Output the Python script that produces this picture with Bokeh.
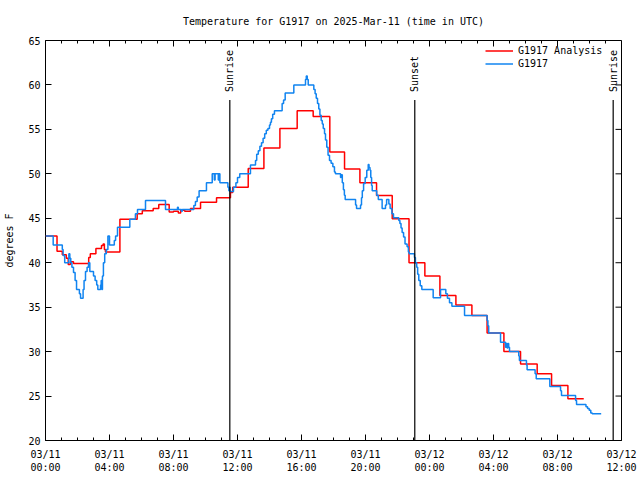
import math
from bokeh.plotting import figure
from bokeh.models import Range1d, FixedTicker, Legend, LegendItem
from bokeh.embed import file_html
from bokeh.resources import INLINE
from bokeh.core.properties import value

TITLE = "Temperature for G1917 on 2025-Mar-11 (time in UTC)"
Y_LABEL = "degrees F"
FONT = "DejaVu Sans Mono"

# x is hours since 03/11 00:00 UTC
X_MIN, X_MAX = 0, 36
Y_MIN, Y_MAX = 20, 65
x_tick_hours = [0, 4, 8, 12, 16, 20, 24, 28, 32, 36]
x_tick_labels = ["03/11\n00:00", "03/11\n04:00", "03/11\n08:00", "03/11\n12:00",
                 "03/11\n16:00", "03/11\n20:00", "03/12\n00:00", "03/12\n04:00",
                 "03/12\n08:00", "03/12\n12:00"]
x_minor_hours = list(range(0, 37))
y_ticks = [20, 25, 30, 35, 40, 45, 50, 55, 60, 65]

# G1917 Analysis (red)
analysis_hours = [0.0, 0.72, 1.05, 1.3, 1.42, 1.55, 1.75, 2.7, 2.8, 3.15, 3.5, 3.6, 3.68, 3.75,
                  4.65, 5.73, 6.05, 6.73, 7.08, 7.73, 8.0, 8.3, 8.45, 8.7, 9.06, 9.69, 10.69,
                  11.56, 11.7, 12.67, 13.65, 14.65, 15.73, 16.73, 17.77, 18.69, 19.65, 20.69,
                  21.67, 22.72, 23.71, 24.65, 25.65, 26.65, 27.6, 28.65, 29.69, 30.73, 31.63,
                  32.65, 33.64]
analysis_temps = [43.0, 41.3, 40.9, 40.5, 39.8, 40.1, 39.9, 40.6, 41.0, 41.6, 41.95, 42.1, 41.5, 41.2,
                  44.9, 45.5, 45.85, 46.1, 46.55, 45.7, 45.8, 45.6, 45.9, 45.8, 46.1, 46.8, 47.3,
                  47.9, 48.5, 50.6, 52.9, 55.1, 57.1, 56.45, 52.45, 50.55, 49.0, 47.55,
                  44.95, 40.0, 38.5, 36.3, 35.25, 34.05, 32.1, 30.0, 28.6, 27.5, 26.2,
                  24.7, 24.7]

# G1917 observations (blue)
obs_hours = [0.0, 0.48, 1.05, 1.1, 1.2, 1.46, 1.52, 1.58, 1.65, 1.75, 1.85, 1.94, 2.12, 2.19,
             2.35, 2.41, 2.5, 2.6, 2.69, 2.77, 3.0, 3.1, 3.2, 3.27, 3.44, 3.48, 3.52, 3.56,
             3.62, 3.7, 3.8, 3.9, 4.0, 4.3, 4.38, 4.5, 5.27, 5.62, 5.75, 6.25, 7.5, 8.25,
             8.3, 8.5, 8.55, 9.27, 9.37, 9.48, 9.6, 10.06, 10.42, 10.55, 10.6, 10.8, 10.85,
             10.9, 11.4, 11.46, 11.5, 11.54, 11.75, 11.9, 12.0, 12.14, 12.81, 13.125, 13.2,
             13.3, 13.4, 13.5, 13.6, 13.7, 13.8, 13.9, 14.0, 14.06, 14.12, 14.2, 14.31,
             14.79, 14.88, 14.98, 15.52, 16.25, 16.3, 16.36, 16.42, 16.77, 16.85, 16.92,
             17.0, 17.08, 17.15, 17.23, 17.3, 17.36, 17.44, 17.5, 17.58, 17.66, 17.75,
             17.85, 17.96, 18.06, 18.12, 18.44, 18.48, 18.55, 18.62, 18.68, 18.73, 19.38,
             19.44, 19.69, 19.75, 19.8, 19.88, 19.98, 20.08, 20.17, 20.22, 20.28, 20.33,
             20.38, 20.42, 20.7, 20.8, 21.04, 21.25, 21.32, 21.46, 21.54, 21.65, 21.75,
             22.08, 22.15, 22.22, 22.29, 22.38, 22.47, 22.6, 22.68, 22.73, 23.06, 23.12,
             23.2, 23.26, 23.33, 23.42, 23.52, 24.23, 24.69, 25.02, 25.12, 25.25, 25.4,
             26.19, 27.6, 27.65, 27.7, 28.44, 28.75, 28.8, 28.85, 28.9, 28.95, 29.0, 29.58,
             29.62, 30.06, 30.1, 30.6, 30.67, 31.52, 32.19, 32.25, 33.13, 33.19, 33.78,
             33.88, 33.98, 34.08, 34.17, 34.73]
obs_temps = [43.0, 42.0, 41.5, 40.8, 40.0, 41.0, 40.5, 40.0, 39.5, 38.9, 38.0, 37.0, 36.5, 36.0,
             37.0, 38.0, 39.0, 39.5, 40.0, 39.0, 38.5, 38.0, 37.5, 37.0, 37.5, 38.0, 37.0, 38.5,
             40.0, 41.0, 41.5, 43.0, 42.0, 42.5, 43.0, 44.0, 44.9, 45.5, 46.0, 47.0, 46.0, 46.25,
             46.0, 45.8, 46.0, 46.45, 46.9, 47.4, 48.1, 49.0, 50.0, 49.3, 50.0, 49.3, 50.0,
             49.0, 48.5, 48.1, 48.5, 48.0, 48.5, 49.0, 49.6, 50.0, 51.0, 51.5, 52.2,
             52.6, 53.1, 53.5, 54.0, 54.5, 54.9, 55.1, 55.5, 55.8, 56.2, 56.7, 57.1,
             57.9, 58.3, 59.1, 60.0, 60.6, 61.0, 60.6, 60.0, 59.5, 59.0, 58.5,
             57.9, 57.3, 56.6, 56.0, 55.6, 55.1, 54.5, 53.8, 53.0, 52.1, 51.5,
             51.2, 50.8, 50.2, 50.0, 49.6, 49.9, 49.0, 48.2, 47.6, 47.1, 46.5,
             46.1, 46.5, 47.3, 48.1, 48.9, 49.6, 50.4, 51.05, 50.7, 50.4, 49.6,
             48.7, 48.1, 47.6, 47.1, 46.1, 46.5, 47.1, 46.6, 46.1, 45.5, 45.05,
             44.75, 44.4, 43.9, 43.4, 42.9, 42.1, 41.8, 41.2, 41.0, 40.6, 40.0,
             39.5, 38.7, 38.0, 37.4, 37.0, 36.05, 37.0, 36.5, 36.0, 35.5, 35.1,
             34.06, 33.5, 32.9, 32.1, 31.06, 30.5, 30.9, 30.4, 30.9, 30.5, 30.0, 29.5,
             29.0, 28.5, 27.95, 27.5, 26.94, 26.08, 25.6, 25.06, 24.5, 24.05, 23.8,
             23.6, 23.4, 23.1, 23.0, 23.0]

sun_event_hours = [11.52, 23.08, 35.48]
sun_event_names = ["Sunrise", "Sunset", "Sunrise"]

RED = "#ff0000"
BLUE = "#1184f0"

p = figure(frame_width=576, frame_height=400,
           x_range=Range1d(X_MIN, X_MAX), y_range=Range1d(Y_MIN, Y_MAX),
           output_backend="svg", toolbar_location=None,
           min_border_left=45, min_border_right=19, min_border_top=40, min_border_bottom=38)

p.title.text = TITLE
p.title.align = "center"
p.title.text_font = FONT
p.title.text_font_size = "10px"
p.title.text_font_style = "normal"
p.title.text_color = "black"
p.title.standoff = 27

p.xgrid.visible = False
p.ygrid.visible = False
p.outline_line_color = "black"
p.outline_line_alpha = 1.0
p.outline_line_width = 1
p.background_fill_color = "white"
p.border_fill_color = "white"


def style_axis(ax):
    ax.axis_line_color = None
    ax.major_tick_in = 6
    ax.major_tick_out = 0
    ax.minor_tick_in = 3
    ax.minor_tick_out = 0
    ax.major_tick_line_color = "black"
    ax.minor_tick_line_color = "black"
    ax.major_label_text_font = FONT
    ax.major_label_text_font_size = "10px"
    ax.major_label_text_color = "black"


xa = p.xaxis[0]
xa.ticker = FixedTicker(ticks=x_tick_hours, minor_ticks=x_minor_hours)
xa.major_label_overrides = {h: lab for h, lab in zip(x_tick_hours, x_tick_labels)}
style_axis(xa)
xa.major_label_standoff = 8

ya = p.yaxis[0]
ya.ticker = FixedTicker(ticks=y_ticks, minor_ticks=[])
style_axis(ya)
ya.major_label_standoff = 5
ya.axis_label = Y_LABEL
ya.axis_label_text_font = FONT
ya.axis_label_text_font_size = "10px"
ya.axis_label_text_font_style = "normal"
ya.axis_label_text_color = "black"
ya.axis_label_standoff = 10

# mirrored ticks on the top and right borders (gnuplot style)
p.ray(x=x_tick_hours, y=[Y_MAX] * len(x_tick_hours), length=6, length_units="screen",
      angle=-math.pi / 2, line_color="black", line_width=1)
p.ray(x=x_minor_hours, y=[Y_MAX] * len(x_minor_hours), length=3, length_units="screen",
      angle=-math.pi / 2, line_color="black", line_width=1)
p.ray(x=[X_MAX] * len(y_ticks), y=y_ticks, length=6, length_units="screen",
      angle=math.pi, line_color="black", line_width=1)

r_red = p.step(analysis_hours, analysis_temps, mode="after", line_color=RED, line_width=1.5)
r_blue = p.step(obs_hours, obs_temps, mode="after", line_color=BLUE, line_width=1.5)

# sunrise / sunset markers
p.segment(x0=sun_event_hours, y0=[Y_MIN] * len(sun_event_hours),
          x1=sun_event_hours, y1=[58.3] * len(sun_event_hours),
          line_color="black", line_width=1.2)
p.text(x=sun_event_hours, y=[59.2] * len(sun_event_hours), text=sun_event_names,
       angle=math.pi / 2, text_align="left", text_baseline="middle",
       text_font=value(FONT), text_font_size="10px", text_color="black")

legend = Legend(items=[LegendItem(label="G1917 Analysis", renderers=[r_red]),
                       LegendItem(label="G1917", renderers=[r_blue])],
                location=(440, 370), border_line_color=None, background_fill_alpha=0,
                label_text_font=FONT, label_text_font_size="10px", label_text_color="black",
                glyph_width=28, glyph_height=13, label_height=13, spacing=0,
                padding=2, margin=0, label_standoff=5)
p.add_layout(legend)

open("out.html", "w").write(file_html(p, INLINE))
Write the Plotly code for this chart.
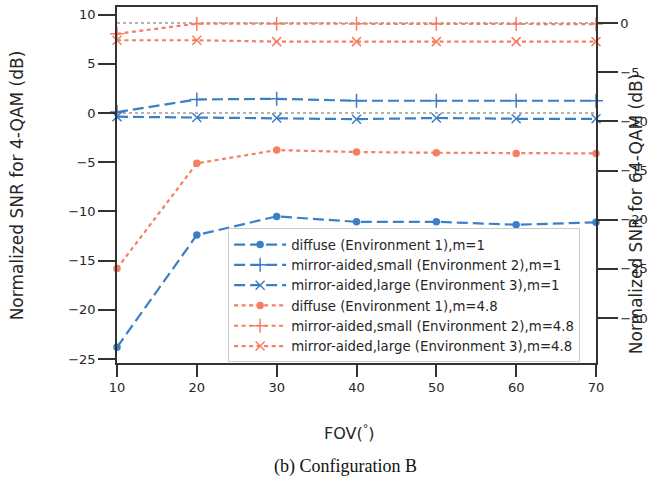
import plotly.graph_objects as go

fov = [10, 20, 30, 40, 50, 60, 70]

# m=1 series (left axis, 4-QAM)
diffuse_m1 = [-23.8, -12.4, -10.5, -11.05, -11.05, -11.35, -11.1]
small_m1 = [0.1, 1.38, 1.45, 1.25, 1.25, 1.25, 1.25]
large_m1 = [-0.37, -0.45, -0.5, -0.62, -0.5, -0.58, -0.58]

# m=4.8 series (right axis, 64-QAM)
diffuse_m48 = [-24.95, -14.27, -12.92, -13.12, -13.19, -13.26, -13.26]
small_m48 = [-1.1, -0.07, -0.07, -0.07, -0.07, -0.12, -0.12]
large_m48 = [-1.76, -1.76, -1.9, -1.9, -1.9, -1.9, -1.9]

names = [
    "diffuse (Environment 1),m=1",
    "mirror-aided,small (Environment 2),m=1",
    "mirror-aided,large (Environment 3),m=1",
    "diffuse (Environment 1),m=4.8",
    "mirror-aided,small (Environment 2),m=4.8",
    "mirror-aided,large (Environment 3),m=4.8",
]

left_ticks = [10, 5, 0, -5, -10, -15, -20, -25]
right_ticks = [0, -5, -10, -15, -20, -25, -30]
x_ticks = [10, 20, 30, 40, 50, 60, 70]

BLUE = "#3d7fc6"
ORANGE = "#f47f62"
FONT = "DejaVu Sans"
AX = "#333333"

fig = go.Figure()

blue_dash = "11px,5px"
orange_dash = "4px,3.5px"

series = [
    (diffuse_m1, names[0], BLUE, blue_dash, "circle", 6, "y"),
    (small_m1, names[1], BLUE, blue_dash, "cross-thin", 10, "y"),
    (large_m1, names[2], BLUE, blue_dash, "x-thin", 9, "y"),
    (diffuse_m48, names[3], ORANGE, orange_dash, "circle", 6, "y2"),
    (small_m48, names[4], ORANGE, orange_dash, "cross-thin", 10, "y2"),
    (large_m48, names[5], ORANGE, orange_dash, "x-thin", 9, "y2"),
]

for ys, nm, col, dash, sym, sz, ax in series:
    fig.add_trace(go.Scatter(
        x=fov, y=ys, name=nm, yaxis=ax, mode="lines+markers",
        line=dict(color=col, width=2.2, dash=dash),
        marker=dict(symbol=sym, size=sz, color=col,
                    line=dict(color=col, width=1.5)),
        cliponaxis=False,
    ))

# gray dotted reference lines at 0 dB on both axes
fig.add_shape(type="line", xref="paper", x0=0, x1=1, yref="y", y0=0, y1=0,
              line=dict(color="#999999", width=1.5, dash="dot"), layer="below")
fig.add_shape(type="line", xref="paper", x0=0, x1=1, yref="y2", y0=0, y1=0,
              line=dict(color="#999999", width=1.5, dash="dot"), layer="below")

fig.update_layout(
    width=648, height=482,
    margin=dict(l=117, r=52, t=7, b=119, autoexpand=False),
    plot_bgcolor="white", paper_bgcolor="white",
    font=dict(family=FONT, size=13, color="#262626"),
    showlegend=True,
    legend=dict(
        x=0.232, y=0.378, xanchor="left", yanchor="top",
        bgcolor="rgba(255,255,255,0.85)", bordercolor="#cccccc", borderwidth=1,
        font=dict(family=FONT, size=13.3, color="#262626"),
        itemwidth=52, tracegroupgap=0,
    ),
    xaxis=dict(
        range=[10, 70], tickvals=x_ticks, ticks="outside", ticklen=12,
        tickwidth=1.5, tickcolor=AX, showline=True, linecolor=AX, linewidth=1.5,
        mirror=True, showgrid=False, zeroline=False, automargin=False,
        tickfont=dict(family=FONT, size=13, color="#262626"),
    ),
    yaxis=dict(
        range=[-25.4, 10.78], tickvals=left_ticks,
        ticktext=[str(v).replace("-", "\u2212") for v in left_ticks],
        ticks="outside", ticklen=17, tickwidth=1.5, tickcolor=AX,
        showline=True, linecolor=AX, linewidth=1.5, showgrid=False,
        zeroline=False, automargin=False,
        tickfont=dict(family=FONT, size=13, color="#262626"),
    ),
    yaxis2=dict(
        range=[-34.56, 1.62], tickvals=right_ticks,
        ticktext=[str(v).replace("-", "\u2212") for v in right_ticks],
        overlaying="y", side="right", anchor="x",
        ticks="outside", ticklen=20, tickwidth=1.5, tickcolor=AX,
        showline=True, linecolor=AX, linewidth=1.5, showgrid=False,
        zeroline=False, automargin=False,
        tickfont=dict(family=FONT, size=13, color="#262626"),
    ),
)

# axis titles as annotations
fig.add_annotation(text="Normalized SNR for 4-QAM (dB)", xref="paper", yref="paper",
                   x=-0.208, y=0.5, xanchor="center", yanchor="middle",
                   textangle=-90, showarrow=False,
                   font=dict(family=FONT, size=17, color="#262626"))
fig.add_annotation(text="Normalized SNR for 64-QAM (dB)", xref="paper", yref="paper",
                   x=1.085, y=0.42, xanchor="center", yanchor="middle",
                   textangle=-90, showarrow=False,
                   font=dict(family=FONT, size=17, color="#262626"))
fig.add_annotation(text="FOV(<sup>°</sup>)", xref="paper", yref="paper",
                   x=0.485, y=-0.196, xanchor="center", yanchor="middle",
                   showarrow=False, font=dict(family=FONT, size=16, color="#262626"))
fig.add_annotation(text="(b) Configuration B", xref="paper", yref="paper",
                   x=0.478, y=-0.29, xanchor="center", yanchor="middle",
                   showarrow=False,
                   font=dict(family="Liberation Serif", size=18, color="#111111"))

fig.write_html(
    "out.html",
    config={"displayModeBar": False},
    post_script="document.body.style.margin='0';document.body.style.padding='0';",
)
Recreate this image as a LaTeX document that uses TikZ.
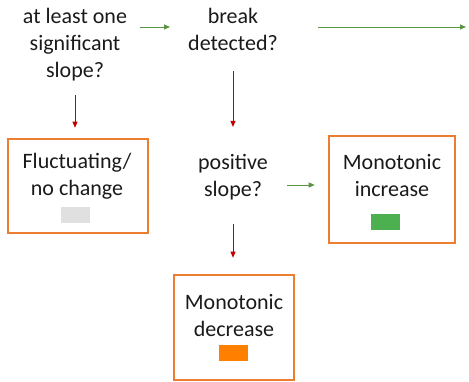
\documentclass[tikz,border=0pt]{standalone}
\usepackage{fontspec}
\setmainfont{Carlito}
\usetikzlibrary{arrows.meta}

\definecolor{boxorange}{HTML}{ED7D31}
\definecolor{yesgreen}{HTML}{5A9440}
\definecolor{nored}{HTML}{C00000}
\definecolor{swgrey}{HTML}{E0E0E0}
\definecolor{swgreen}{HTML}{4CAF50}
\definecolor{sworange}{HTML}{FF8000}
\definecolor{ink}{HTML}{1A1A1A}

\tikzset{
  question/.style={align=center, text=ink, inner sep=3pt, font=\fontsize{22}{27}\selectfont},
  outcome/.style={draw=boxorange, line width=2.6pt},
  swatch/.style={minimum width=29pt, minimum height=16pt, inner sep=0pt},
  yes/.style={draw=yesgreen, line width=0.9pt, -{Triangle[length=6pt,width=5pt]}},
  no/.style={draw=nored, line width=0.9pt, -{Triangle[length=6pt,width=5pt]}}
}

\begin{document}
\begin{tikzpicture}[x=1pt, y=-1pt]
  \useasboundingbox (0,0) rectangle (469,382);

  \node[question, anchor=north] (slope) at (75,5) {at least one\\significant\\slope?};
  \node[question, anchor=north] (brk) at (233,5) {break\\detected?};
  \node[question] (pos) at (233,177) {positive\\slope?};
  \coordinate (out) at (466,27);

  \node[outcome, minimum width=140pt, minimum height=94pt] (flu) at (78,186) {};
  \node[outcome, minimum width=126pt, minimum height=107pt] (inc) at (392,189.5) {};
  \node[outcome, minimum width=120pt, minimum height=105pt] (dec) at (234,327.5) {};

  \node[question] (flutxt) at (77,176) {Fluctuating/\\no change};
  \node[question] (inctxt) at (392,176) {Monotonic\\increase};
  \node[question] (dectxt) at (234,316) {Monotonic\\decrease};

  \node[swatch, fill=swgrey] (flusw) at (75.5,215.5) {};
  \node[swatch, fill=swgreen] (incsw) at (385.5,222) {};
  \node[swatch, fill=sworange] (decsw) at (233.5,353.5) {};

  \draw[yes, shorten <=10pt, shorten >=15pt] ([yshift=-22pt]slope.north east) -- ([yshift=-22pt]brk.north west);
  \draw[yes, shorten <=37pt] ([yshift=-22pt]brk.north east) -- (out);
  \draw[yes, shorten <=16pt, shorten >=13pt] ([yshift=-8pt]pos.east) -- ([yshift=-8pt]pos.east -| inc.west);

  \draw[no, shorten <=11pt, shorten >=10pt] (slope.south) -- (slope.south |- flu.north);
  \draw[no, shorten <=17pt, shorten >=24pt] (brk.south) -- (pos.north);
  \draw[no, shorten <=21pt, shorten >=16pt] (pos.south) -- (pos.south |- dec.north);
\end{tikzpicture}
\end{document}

* Exercise goal: Scan the records for the string "that". Copy each line in which it appears.

* Result of this exercise:
Output the Python script that produces this picture with Bokeh.
Recreate this image as a LaTeX document that uses TikZ.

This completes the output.